• SOURCE EXCERPT:
_ _ _ _

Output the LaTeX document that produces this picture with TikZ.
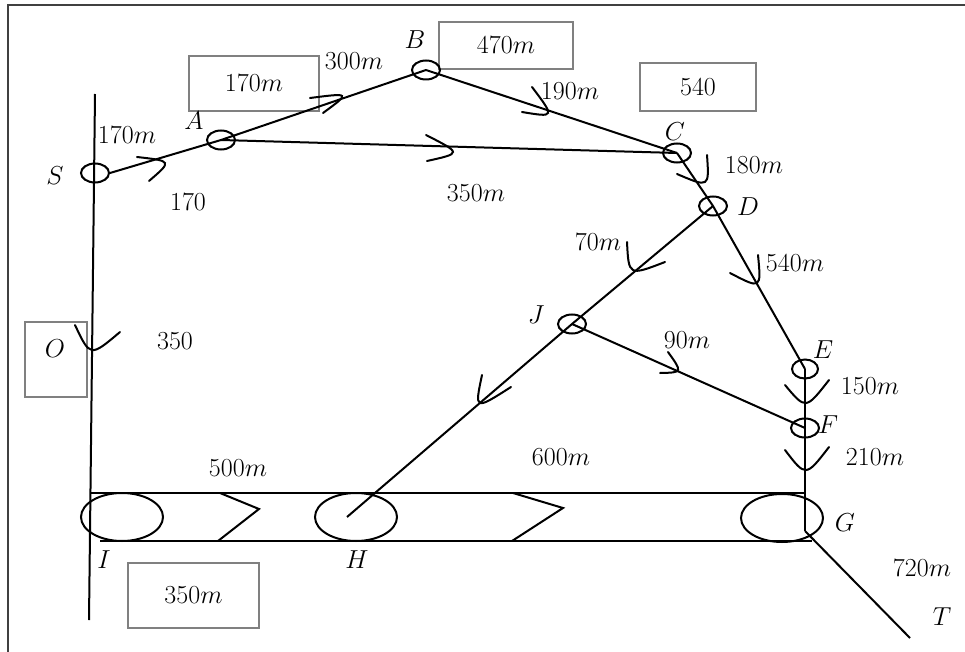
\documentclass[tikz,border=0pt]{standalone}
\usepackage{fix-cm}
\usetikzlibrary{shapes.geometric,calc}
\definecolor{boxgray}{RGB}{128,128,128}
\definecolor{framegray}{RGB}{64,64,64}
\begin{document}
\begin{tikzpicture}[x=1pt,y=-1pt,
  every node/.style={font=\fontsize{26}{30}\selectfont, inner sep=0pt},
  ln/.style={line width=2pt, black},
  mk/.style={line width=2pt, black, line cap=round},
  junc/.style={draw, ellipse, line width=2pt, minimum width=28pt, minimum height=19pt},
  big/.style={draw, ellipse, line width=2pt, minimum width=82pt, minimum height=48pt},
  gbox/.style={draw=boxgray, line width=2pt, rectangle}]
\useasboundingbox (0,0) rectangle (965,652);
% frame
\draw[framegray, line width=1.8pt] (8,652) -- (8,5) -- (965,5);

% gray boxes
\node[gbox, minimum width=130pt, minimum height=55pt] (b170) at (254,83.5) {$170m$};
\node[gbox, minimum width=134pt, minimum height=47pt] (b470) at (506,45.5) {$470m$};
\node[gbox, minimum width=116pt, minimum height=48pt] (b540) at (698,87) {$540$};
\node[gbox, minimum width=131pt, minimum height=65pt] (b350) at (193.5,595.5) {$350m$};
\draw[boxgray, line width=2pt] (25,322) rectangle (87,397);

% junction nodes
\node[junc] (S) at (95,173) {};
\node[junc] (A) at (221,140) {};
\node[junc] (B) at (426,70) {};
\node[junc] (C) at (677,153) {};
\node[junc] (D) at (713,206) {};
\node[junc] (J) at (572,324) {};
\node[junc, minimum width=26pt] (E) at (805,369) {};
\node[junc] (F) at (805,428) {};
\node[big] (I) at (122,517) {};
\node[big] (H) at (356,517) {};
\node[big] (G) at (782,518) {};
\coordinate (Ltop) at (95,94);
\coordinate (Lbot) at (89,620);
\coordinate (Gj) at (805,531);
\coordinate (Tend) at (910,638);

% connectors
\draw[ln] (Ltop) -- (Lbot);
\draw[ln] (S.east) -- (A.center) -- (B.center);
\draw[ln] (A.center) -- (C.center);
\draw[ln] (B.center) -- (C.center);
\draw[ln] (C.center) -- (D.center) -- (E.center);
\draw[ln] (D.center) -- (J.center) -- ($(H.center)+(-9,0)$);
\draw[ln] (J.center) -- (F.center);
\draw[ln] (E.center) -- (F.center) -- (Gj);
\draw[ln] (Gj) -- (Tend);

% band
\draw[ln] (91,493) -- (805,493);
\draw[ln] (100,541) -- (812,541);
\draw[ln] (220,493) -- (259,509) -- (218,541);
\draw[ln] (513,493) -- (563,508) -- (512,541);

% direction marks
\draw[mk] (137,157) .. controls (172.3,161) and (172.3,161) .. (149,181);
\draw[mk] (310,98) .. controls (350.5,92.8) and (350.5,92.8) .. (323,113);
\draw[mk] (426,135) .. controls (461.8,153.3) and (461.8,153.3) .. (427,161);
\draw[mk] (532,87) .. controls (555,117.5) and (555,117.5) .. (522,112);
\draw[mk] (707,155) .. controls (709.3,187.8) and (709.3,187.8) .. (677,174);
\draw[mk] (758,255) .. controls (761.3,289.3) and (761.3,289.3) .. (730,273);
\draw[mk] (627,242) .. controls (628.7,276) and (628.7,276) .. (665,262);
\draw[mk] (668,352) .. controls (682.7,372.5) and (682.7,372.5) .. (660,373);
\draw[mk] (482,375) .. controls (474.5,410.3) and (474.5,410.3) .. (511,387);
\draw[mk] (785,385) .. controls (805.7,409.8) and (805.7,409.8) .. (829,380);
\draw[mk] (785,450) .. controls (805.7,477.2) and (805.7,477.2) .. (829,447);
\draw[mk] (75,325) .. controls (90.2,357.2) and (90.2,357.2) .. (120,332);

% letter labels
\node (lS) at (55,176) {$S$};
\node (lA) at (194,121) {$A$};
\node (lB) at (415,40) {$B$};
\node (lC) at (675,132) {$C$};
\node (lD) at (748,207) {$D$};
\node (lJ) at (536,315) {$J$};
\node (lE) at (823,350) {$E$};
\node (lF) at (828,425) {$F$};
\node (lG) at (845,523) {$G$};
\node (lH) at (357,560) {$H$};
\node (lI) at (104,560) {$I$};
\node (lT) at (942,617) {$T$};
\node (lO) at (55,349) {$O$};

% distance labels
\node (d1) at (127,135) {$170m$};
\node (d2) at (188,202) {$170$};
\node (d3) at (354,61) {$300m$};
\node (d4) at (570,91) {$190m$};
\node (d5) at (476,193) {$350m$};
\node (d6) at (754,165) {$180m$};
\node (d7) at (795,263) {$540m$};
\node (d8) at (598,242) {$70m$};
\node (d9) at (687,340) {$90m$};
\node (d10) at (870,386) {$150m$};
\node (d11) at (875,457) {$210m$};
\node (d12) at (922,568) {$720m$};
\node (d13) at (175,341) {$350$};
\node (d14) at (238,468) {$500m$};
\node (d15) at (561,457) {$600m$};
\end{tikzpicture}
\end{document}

_ _ _ _

• JOB: Go from the first line of the listing to the line holding "(8,5) -- (965,5);" and, please, transcribe those lines exactly, both included, with no pictures.

• THE OUTPUT:
Output the LaTeX document that produces this picture with TikZ.
\documentclass[tikz,border=0pt]{standalone}
\usepackage{fix-cm}
\usetikzlibrary{shapes.geometric,calc}
\definecolor{boxgray}{RGB}{128,128,128}
\definecolor{framegray}{RGB}{64,64,64}
\begin{document}
\begin{tikzpicture}[x=1pt,y=-1pt,
  every node/.style={font=\fontsize{26}{30}\selectfont, inner sep=0pt},
  ln/.style={line width=2pt, black},
  mk/.style={line width=2pt, black, line cap=round},
  junc/.style={draw, ellipse, line width=2pt, minimum width=28pt, minimum height=19pt},
  big/.style={draw, ellipse, line width=2pt, minimum width=82pt, minimum height=48pt},
  gbox/.style={draw=boxgray, line width=2pt, rectangle}]
\useasboundingbox (0,0) rectangle (965,652);
% frame
\draw[framegray, line width=1.8pt] (8,652) -- (8,5) -- (965,5);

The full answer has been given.